Across spiritual traditions, there is a recurring insight: the path is not so much about becoming something new as it is about uncovering what has always been present. In Buddhism, this process is called purification. In Sufism, it is described as polishing the mirror of the heart. In contemplative traditions around the world, awakening is less a matter of acquiring and more a matter of revealing.
From a Buddhist perspective, much of our suffering arises through grasping and clinging to identities. We cling to being a parent, teacher, nationality, profession, ideology, or self-image. These identities are not inherently problematic—but when we become attached to them, suffering inevitably follows. The Buddha taught that through mindfulness and direct investigation, we begin to see how identification creates contraction. As these truths are fully comprehended and rightly understood, the mind naturally begins to let go.
The Sufi mystic Rumi expressed a similar insight in one of his most beloved teachings:
“Your task is not to seek for love, but merely to seek and find all the barriers within yourself that you have built against it.”
The spiritual path, then, is not primarily about seeking awakening, love, or enlightenment as objects to attain. Rather, it is about discovering and gently dismantling the barriers that obscure them. This understanding places responsibility back into our own hands. While teachers, therapists, and spiritual guides can support us, ultimately each of us must do the work of recognizing and releasing our own obstacles.
The Sufis offer another beautiful metaphor: The heart is a mirror that has become rusty. The remembrance of the divine polishes it. In Buddhist language, we might say that the mind becomes clouded by ignorance, grasping, and habitual patterns. Each moment of mindfulness is a moment of polishing. Each recognition of impermanence, unsatisfactoriness, and emptiness wipes away a little more dust from the mirror.

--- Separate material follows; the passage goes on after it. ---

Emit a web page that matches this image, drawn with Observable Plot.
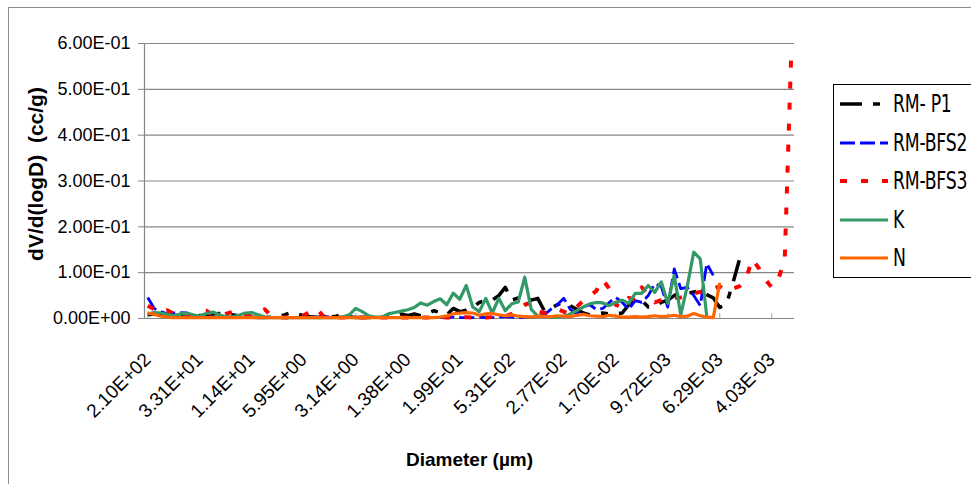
<!DOCTYPE html>
<html><head><meta charset="utf-8">
<script src="https://cdn.jsdelivr.net/npm/d3@7"></script>
<script src="https://cdn.jsdelivr.net/npm/@observablehq/plot@0.6"></script>
<style>
html,body{margin:0;padding:0;background:#fff;overflow:hidden;width:971px;height:484px;}
#wrap{position:relative;width:971px;height:484px;overflow:hidden;}
#border{position:absolute;left:8px;top:7px;width:1100px;height:600px;border:1px solid #8c8c8c;}
#chart{position:absolute;left:0;top:0;}
#legend{position:absolute;left:833px;top:84px;width:200px;height:192px;border:1px solid #000;background:#fff;
  font-family:"Liberation Sans Narrow","DejaVu Sans Condensed","Liberation Sans",sans-serif;font-size:24px;color:#000;}
.item{position:absolute;left:6px;height:30px;display:flex;align-items:center;white-space:nowrap;}
.item svg{margin-right:5px;flex:none;}
.item span{display:inline-block;transform:scaleX(0.8);transform-origin:0 50%;letter-spacing:-0.3px;}
</style>
</head><body>
<div id="wrap"><div id="border"></div><div id="chart"></div><div id="legend"></div></div>
<script>
// ---- data ----
const seriesNames = ["RM- P1", "RM-BFS2", "RM-BFS3", "K", "N"];
const xTickLabels = ["2.10E+02","3.31E+01","1.14E+01","5.95E+00","3.14E+00","1.38E+00","1.99E-01","5.31E-02","2.77E-02","1.70E-02","9.72E-03","6.29E-03","4.03E-03"];
const labelEvery = 8;
const categoryCount = 100;
const yTicks = [0, 0.1, 0.2, 0.3, 0.4, 0.5, 0.6];
const yTickLabels = ["0.00E+00","1.00E-01","2.00E-01","3.00E-01","4.00E-01","5.00E-01","6.00E-01"];

const p1 = [0.008,0.01,0.008,0.006,0.005,0.004,0.003,0.004,0.006,0.008,
0.01,0.011,0.01,0.008,0.006,0.004,0.003,0.002,0.002,0.003,
0.004,0.008,0.013,0.01,0.006,0.004,0.003,0.002,0.003,0.005,
0.009,0.004,0.002,0.002,0.002,0.002,0.003,0.004,0.006,0.01,
0.006,0.01,0.006,0.01,0.017,0.013,0.008,0.022,0.015,0.018,
0.025,0.035,0.039,0.04,0.05,0.068,0.04,0.045,0.048,0.04,
0.044,0.017,0.022,0.03,0.035,0.028,0.02,0.012,0.008,0.01,
0.012,0.01,0.01,0.012,0.03,0.044,0.04,0.025,0.028,0.035,
0.04,0.05,0.057,0.055,0.058,0.06,0.052,0.045,0.024,0.03,
0.076,0.127,null,null,null,null,null,null,null,null];

const bfs2 = [0.046,0.022,0.015,0.01,0.012,0.013,0.012,0.006,0.004,0.003,
0.003,0.002,0.003,0.002,0.003,0.002,0.002,0.003,0.002,0.002,
0.002,0.003,0.002,0.002,0.002,0.003,0.004,0.005,0.003,0.002,
0.002,0.002,0.002,0.002,0.002,0.002,0.002,0.002,0.002,0.002,
0.002,0.002,0.002,0.002,0.002,0.002,0.002,0.003,0.002,0.002,
0.002,0.003,0.002,0.002,0.003,0.004,0.003,0.002,0.003,0.003,
0.004,0.008,0.02,0.03,0.044,0.02,0.01,0.025,0.03,0.02,
0.022,0.035,0.046,0.035,0.02,0.039,0.035,0.05,0.076,0.07,
0.025,0.108,0.065,0.068,0.05,0.028,0.12,0.094,null,null,
null,null,null,null,null,null,null,null,null,null];

const bfs3 = [0.028,0.02,0.012,0.018,0.01,0.005,0.004,0.008,0.015,0.017,
0.008,0.005,0.01,0.014,0.017,0.008,0.004,0.014,0.02,0.006,
0.002,0.002,0.002,0.003,0.006,0.016,0.022,0.005,0.002,0.002,
0.002,0.002,0.003,0.002,0.002,0.002,0.002,0.002,0.003,0.002,
0.002,0.002,0.002,0.002,0.002,0.003,0.002,0.002,0.002,0.003,
0.002,0.002,0.002,0.003,0.002,0.005,0.01,0.02,0.03,0.035,
0.015,0.012,0.018,0.02,0.015,0.01,0.025,0.039,0.05,0.06,
0.085,0.065,0.03,0.025,0.045,0.04,0.068,0.05,0.035,0.04,
0.04,0.045,0.046,0.05,0.055,0.058,0.06,0.065,0.07,0.06,
0.065,0.07,0.085,0.13,0.11,0.085,0.068,0.085,0.13,0.58];

const k = [0.01,0.013,0.012,0.009,0.006,0.01,0.012,0.008,0.005,0.011,
0.014,0.008,0.004,0.003,0.007,0.012,0.013,0.008,0.003,0.002,
0.002,0.002,0.002,0.002,0.002,0.002,0.002,0.002,0.002,0.002,
0.003,0.008,0.022,0.015,0.006,0.003,0.003,0.01,0.013,0.016,
0.019,0.024,0.034,0.029,0.037,0.043,0.03,0.055,0.042,0.072,
0.025,0.015,0.044,0.012,0.044,0.017,0.032,0.036,0.09,0.02,
0.005,0.004,0.003,0.003,0.004,0.01,0.017,0.025,0.032,0.035,
0.034,0.028,0.035,0.04,0.033,0.055,0.055,0.072,0.057,0.08,
0.033,0.094,0.008,0.07,0.145,0.13,0.005,null,null,null,
null,null,null,null,null,null,null,null,null,null];

const nSeries = [0.012,0.009,0.005,0.003,0.002,0.002,0.002,0.002,0.002,0.002,
0.002,0.002,0.002,0.002,0.002,0.002,0.002,0.002,0.002,0.002,
0.002,0.002,0.002,0.002,0.002,0.002,0.002,0.002,0.002,0.002,
0.002,0.002,0.002,0.002,0.002,0.002,0.002,0.002,0.002,0.002,
0.002,0.002,0.002,0.002,0.002,0.003,0.006,0.01,0.012,0.013,
0.012,0.007,0.01,0.011,0.008,0.006,0.008,0.005,0.004,0.003,
0.005,0.004,0.004,0.006,0.005,0.004,0.007,0.009,0.006,0.005,
0.004,0.007,0.005,0.003,0.003,0.004,0.003,0.004,0.006,0.004,
0.005,0.007,0.004,0.005,0.011,0.006,0.003,0.002,0.078,null,
null,null,null,null,null,null,null,null,null,null];

const seriesValues = [p1, bfs2, bfs3, k, nSeries];
const seriesColors = ["#000000", "#0000ff", "#ff0000", "#339966", "#ff6600"];
const seriesDash = ["22,11,7,11", "15,5", "7,14", null, null];
const seriesWidth = [3.5, 2.8, 4, 3.2, 3.2];

// ---- build ----
const xTickIdx = xTickLabels.map((_, j) => j * labelEvery);
const xLabelMap = new Map(xTickIdx.map((t, j) => [t, xTickLabels[j]]));
const yLabelMap = new Map(yTicks.map((t, j) => [t, yTickLabels[j]]));
const xDomain = [-0.5, categoryCount - 0.5];

const lineMarks = seriesValues.map((vals, s) => {
  const rows = vals.map((v, i) => ({i, v}));
  return Plot.line(rows, {
    x: "i", y: "v", defined: d => d.v != null,
    stroke: seriesColors[s], strokeWidth: seriesWidth[s],
    strokeDasharray: seriesDash[s] || undefined,
    strokeLinejoin: "round", strokeLinecap: "butt"
  });
});

const chart = Plot.plot({
  width: 971, height: 484,
  marginLeft: 144, marginRight: 177, marginTop: 43, marginBottom: 166,
  style: {fontFamily: "'Liberation Sans', Arial, sans-serif", fontSize: "18px", color: "#000", background: "transparent", overflow: "visible"},
  x: {domain: xDomain, axis: null},
  y: {domain: [0, 0.6], axis: null},
  marks: [
    Plot.gridY(yTicks, {stroke: "#868686", strokeOpacity: 1, strokeWidth: 1.2}),
    Plot.ruleX([xDomain[0]], {stroke: "#868686", strokeWidth: 1.2}),
    Plot.ruleY([0], {stroke: "#868686", strokeWidth: 1.2}),
    Plot.axisY(yTicks, {tickFormat: d => yLabelMap.get(d), tickSize: 6, tickPadding: 8, stroke: "#868686", fontSize: 18, label: null}),
    Plot.axisX(xTickIdx, {tickFormat: () => "", tickSize: -5, stroke: "#a6a6a6", label: null}),
    Plot.axisX(xTickIdx, {tickFormat: d => xLabelMap.get(d), tickRotate: -45, tickSize: 0, tickPadding: 38, fontSize: 19, label: null}),
    ...lineMarks,
    Plot.text(["Diameter (µm)"], {frameAnchor: "bottom", dy: 134, lineAnchor: "top", fontWeight: "bold", fontSize: 19}),
    Plot.text(["dV/d(logD)  (cc/g)"], {frameAnchor: "left", textAnchor: "middle", dx: -108, dy: -7, rotate: -90, fontWeight: "bold", fontSize: 21})
  ]
});
document.getElementById("chart").appendChild(chart);

// ---- legend ----
const legend = document.getElementById("legend");
seriesNames.forEach((name, s) => {
  const item = document.createElement("div");
  item.className = "item";
  item.style.top = (4 + s * 38.5) + "px";
  const dash = seriesDash[s] ? `stroke-dasharray="${seriesDash[s]}"` : "";
  item.innerHTML = `<svg width="48" height="12"><line x1="0" y1="6" x2="48" y2="6" stroke="${seriesColors[s]}" stroke-width="${seriesWidth[s]}" ${dash}/></svg><span>${name}</span>`;
  legend.appendChild(item);
});
</script>
</body></html>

When we pause and clearly see the changing nature of experience, the mirror is polished. When we recognize the unsatisfactory nature of clinging, the mirror is polished. When we rest in moments of flow, selflessness, or effortless presence, the mirror is polished. Over time, what is revealed is not something foreign or newly created, but something that was present all along.
Perhaps this is the invitation of spiritual practice: not to become more, but to remove what is unnecessary; not to seek what is absent, but to recognize what has never left. As we patiently remove everything that is not elephant, the deeper truth of who we are gradually reveals itself.
May your practice continue to polish the mirror.